=== JOB ===
Identify each line in the records below that contains the word "diagram", and copy it.

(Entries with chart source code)

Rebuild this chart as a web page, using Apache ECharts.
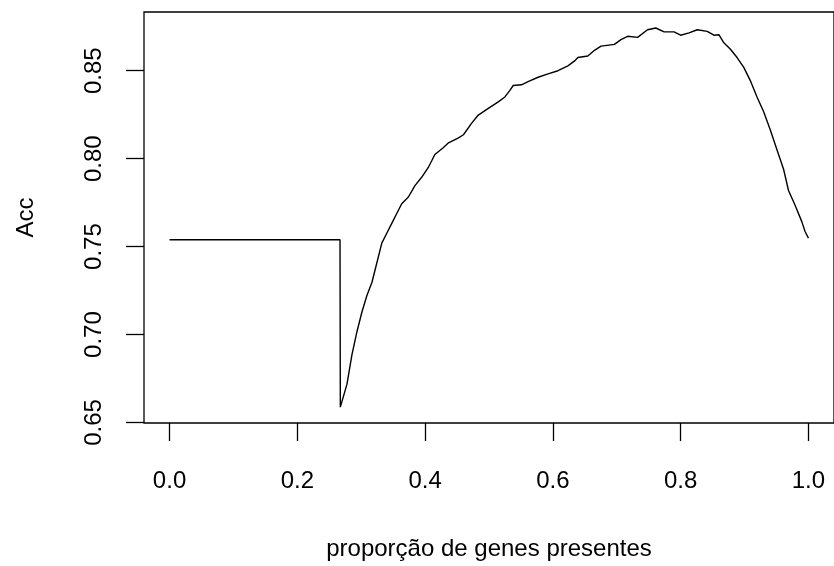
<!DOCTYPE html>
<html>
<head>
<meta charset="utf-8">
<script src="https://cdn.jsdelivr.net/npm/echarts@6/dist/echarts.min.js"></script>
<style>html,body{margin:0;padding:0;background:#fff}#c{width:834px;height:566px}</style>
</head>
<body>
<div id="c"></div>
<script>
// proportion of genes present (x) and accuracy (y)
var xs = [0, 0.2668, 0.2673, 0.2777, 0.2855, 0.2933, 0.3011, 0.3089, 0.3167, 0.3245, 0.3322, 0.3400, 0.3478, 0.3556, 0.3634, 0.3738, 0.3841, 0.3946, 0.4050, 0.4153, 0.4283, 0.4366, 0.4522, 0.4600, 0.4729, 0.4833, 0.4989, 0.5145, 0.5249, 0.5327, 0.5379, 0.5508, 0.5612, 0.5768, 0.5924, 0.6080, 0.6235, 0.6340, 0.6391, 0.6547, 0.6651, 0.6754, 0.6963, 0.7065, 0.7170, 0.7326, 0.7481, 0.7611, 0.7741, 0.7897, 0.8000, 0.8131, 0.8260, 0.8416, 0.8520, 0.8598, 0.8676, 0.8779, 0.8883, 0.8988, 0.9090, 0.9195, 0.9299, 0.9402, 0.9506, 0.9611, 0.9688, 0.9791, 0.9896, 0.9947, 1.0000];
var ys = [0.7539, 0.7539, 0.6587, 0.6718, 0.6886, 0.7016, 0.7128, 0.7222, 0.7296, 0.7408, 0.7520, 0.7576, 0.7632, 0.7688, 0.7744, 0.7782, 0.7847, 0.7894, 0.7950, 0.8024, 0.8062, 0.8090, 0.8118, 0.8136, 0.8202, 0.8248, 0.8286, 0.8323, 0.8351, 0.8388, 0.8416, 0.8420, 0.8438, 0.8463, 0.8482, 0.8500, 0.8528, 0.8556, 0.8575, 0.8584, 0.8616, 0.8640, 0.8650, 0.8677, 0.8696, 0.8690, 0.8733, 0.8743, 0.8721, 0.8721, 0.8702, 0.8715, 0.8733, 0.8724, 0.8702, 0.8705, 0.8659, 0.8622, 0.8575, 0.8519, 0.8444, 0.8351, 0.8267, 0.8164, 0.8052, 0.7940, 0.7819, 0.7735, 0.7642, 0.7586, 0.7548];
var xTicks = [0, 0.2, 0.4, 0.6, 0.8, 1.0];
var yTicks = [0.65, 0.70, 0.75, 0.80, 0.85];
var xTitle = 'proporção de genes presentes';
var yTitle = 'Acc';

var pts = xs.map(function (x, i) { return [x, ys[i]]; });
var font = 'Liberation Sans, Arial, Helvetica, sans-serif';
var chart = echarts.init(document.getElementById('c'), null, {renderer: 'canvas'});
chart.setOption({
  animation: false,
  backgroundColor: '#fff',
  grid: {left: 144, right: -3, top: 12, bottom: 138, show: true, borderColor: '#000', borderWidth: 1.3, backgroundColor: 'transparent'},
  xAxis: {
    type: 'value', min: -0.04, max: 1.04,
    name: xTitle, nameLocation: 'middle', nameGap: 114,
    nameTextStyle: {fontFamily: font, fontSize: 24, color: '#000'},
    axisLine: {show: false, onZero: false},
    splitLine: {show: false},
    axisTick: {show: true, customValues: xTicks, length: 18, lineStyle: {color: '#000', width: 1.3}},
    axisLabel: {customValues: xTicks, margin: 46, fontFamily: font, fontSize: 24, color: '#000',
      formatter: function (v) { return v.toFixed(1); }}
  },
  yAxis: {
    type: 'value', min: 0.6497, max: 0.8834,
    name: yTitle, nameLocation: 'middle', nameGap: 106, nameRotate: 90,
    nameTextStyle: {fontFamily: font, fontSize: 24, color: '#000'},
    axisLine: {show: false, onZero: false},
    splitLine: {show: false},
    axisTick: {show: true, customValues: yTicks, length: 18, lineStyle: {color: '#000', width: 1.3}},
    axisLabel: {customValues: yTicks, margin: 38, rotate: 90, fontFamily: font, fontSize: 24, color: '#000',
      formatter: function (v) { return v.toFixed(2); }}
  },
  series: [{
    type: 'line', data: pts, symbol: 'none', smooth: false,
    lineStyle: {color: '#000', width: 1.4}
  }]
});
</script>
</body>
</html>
---
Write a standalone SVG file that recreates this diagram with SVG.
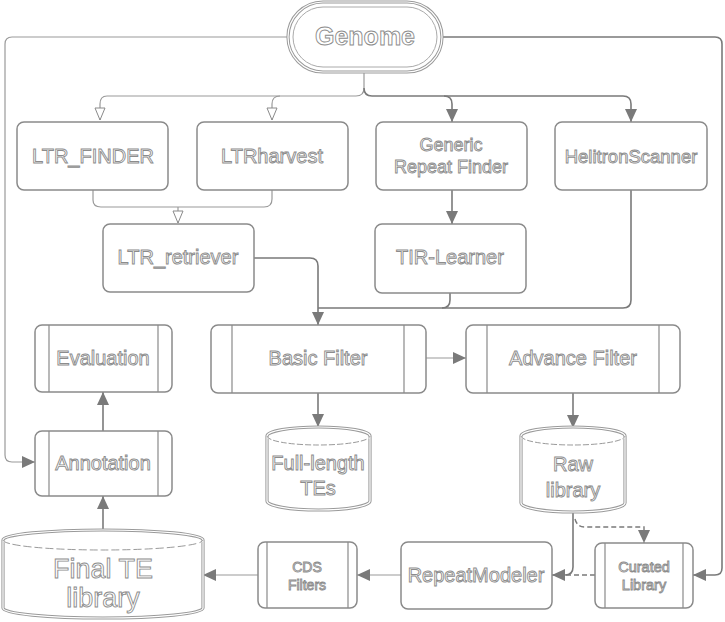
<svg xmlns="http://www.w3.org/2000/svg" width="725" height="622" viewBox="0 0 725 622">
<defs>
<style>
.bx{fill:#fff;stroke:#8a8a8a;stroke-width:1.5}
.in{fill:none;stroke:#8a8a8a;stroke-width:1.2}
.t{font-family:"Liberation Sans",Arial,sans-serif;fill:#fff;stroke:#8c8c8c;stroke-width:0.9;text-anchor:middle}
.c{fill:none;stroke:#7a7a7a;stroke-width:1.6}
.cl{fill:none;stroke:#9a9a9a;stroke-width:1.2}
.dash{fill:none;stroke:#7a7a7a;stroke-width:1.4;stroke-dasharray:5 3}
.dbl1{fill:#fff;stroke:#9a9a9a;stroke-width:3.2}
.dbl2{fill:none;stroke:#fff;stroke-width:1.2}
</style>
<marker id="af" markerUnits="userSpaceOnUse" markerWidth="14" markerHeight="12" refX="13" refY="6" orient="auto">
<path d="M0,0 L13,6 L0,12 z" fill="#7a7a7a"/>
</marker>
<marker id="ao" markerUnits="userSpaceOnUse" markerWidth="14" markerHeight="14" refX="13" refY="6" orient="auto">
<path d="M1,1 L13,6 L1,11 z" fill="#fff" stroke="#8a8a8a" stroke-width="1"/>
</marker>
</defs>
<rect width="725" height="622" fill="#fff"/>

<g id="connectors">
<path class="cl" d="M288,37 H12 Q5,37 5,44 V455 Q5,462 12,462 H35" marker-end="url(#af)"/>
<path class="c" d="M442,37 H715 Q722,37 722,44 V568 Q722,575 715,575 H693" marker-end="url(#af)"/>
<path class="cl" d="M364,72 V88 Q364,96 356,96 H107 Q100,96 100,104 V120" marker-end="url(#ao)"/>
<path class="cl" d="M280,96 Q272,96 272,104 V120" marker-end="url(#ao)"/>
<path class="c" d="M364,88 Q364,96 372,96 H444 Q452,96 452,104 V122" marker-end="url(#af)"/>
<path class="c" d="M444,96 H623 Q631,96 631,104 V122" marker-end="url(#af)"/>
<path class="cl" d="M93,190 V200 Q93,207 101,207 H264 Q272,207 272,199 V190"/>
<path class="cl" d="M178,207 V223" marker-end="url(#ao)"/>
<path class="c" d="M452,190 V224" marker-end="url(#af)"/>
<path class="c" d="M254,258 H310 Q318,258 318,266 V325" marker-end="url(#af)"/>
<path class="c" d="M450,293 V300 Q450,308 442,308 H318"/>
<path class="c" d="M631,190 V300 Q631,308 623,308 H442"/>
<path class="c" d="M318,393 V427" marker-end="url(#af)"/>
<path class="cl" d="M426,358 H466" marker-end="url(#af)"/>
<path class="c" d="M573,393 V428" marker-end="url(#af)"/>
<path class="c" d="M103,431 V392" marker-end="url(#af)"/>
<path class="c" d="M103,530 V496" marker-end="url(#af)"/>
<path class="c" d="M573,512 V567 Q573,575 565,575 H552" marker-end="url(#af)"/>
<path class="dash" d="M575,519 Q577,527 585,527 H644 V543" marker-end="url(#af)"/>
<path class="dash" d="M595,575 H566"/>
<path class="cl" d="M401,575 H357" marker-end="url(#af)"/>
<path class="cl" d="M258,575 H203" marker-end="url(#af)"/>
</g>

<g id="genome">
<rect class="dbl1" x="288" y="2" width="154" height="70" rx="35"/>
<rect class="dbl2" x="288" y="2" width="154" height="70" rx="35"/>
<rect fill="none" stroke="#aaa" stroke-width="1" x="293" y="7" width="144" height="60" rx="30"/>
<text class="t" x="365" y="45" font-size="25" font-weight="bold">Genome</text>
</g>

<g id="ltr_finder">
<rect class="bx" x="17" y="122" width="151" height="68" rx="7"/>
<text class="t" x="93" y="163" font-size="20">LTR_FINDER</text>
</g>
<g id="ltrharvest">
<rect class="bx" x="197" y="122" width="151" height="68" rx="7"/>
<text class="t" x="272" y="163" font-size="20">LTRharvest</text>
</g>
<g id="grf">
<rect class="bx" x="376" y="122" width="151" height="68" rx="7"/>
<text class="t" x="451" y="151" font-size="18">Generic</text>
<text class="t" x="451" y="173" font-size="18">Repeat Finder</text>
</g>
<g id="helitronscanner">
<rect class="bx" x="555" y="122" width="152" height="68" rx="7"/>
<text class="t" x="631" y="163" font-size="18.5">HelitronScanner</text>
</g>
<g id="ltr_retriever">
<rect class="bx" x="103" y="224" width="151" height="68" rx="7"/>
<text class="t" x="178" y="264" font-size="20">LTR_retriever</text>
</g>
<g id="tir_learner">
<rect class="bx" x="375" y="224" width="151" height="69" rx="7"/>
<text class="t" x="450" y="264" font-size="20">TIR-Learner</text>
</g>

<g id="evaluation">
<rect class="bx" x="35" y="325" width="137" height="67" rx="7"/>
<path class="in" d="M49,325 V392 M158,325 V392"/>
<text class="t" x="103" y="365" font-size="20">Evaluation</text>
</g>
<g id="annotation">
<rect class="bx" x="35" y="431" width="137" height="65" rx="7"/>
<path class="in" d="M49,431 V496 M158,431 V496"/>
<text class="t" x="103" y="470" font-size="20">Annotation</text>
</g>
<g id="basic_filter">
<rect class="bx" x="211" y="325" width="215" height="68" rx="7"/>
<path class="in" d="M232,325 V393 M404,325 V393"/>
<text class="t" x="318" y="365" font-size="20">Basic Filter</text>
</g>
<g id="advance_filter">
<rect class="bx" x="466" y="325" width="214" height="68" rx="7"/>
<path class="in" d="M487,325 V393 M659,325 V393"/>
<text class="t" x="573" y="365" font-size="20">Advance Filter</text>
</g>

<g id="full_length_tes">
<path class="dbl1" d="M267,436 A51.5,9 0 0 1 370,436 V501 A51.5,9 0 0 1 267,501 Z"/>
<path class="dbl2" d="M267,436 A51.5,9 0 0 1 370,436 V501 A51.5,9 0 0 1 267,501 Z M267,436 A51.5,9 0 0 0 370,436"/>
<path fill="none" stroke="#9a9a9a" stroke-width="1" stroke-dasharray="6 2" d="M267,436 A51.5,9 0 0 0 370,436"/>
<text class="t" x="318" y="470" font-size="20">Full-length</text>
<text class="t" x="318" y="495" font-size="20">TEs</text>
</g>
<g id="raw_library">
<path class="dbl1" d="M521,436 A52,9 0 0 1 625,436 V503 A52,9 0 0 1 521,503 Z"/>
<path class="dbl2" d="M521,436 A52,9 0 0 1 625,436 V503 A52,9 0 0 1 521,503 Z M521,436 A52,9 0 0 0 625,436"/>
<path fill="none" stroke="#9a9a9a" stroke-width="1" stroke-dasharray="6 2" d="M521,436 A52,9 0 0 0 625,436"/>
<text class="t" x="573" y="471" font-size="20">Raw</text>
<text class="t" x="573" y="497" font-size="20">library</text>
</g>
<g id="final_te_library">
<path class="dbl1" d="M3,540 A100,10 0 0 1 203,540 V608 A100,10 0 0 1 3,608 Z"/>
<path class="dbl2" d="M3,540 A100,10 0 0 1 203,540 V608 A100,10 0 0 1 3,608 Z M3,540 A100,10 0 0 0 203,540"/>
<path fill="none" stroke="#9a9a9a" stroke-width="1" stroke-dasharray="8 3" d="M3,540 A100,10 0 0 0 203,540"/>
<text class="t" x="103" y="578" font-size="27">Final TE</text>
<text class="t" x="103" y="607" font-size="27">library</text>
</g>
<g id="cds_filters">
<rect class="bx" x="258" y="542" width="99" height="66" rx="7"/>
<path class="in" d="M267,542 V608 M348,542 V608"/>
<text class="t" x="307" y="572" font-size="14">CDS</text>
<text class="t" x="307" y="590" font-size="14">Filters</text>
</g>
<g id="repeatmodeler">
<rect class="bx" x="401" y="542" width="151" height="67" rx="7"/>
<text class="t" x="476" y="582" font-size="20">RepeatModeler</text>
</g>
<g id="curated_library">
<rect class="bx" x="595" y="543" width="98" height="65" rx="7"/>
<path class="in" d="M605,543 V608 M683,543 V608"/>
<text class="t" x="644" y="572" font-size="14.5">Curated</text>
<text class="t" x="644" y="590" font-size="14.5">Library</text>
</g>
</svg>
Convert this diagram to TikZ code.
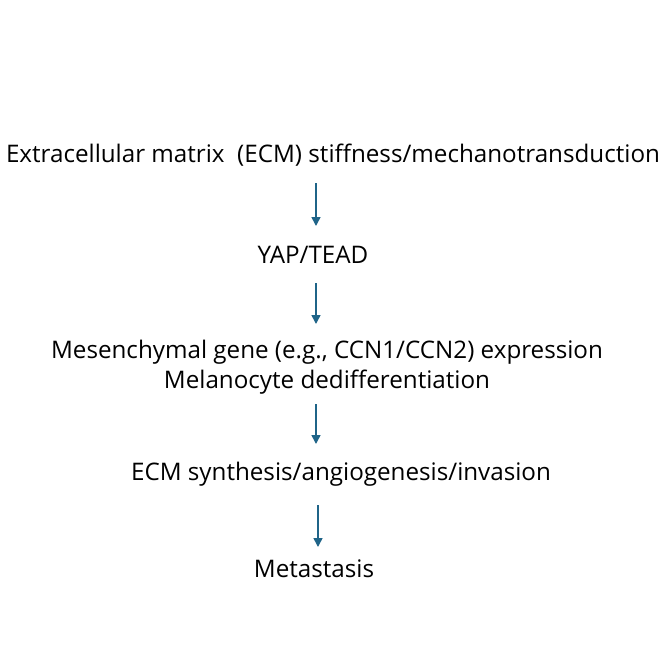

=== OUTPUT OF THE EXERCISE ===
Write a standalone SVG file that recreates this diagram with SVG.
Convert this diagram to TikZ code.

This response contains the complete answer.